[Exercise prompt] From the listing below, copy every line with the word "page".

[Source excerpt]
☆ ☆ ☆ ☆ ☆ ☆ ☆

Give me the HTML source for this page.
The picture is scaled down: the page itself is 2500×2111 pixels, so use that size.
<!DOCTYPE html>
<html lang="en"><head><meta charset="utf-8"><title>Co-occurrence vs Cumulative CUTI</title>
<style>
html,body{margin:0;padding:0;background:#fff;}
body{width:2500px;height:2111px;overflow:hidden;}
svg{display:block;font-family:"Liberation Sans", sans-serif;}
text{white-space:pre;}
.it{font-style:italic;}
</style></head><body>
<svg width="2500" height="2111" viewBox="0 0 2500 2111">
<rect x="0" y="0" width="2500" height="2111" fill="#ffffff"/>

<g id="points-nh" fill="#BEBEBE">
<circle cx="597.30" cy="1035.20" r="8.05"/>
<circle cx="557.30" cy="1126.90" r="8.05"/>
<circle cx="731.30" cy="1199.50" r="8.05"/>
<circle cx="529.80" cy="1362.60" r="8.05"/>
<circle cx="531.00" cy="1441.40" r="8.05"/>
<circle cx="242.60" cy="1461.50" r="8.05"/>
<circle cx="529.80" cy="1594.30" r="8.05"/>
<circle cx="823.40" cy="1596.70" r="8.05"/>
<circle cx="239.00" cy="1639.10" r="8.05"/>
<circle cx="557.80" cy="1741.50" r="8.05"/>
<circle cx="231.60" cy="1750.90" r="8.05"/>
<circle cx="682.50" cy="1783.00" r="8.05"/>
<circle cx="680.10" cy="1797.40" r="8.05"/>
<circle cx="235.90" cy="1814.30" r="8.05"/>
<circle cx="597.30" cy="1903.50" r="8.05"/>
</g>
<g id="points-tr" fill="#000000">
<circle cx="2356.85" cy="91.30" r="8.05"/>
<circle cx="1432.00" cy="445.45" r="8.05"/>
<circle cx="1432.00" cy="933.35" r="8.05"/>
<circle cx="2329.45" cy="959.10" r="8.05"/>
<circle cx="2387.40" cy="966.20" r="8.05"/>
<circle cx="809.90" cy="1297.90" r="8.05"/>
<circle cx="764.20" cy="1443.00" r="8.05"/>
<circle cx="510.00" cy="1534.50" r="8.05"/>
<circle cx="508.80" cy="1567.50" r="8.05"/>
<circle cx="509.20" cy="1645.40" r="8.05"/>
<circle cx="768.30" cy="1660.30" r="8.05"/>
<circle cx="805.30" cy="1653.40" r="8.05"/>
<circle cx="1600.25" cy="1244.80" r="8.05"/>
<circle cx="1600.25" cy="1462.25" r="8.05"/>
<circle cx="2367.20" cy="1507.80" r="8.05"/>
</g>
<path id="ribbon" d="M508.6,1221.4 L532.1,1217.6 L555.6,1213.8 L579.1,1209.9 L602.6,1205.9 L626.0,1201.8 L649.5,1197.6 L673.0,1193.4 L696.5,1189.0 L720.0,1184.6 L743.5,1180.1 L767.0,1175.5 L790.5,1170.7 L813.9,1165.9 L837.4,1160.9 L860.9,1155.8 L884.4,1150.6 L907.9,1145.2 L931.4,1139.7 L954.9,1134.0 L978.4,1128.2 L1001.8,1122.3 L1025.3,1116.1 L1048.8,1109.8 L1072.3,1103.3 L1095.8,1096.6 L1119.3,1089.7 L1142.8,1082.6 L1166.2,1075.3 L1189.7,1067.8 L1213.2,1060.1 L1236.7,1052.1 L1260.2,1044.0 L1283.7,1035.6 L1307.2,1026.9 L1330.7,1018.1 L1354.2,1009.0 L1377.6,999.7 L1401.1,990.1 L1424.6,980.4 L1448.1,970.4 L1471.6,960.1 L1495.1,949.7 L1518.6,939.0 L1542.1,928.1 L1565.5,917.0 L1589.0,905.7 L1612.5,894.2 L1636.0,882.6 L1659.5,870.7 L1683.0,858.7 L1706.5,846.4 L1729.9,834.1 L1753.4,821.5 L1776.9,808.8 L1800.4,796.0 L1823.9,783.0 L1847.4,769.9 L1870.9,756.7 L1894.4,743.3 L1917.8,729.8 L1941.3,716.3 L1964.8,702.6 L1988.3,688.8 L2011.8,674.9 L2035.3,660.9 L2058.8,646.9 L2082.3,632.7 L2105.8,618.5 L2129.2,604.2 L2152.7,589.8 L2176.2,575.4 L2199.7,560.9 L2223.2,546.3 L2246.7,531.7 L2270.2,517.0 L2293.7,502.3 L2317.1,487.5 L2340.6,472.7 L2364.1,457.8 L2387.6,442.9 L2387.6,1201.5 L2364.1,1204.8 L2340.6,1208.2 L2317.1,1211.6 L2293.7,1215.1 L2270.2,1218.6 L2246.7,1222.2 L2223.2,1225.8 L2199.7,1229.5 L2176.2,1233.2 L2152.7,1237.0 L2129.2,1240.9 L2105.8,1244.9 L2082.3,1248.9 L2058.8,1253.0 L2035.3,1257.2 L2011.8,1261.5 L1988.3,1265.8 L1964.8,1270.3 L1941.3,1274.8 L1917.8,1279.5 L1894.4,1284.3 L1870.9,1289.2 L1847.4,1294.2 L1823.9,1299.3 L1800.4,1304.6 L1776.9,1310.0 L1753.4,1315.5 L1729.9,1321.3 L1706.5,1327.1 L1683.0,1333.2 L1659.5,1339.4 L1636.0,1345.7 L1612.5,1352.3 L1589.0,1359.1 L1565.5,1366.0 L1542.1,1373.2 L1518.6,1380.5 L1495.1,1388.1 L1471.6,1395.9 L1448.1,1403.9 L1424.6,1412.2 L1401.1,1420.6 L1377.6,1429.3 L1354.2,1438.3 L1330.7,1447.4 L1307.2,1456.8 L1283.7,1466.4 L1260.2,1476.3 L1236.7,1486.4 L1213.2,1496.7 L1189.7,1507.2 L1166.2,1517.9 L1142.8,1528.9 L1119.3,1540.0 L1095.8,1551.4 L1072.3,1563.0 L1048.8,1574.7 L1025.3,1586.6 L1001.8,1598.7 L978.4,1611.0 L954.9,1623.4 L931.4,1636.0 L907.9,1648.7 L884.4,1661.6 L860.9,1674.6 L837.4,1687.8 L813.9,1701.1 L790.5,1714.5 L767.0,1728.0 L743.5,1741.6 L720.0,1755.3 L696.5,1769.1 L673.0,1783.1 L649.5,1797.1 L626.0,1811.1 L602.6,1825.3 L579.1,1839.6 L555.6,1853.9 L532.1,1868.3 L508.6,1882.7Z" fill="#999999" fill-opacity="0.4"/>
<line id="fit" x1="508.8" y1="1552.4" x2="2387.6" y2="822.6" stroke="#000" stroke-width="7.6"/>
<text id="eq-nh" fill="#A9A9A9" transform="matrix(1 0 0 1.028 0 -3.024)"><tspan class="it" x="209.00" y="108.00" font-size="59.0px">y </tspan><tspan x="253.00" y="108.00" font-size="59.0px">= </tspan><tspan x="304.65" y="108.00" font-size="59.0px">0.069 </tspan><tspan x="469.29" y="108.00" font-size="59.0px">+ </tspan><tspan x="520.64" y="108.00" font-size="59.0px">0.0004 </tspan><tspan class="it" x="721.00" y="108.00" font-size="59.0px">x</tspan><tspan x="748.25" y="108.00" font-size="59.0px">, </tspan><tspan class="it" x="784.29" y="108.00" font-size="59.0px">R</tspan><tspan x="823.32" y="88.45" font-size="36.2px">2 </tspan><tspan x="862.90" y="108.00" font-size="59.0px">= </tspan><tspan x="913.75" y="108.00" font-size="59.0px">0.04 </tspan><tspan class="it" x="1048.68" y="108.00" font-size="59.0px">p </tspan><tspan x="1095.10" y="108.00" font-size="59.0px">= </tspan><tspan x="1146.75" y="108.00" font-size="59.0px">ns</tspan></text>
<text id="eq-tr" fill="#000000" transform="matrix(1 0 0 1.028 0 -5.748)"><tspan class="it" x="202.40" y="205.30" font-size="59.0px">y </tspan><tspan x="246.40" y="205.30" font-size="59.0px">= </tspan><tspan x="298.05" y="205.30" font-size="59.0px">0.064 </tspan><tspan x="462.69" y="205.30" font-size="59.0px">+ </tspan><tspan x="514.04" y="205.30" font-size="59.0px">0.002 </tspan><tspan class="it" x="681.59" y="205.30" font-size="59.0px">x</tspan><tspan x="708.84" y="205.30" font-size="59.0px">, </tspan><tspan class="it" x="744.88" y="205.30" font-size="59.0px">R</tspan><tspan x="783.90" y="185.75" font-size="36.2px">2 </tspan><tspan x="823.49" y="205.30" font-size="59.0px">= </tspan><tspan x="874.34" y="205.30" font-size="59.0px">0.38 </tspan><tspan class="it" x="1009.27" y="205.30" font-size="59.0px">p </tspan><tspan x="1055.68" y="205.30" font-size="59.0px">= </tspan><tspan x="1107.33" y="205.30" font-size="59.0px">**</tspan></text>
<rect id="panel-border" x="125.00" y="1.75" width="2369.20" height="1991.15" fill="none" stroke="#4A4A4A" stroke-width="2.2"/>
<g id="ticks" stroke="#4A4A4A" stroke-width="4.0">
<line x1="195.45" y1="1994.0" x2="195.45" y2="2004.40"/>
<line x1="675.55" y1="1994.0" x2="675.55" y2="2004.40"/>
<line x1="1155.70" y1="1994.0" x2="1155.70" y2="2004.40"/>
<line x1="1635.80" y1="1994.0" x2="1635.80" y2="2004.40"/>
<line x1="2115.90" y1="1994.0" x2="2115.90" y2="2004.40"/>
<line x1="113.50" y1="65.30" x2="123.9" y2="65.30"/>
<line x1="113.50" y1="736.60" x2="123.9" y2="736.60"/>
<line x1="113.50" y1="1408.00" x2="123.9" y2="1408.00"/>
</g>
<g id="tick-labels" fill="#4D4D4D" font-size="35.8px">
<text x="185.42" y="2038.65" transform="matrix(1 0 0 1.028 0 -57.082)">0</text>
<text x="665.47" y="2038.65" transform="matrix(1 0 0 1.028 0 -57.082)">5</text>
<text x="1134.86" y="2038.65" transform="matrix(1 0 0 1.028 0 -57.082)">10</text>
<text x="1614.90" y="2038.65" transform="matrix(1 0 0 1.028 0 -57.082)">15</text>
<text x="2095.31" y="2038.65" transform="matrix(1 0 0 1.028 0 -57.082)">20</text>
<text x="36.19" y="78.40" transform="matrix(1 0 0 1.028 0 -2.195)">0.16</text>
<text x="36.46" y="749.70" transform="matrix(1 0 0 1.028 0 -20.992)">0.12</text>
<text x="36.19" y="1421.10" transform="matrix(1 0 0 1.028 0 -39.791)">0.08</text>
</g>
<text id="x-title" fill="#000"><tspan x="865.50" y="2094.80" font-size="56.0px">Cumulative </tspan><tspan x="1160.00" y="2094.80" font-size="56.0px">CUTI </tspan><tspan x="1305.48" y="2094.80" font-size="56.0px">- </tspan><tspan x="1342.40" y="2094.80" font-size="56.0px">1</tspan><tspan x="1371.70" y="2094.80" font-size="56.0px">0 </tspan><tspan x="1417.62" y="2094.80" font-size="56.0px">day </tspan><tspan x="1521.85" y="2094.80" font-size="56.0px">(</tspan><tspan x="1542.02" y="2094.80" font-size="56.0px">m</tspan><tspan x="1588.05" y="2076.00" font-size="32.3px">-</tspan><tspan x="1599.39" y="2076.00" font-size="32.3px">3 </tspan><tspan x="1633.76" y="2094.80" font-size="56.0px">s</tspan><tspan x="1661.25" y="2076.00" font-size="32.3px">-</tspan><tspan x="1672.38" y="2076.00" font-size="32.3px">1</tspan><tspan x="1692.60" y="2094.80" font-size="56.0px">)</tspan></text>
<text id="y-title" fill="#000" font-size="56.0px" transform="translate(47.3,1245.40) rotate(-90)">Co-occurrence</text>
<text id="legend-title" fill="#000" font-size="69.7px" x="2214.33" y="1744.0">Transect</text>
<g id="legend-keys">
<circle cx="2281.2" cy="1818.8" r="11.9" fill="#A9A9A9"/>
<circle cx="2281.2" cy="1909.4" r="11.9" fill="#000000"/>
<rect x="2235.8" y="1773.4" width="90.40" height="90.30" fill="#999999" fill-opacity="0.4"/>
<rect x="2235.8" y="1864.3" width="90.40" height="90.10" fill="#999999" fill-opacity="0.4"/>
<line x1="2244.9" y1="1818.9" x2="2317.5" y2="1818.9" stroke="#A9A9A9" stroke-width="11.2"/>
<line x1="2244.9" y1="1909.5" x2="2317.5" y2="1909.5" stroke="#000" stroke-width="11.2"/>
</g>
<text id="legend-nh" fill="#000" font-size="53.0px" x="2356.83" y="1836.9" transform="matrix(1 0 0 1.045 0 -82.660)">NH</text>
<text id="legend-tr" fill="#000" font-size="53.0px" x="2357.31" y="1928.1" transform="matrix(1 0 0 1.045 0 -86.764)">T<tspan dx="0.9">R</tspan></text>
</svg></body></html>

☆ ☆ ☆ ☆ ☆ ☆ ☆

[Result for this exercise]
Give me the HTML source for this page.
The picture is scaled down: the page itself is 2500×2111 pixels, so use that size.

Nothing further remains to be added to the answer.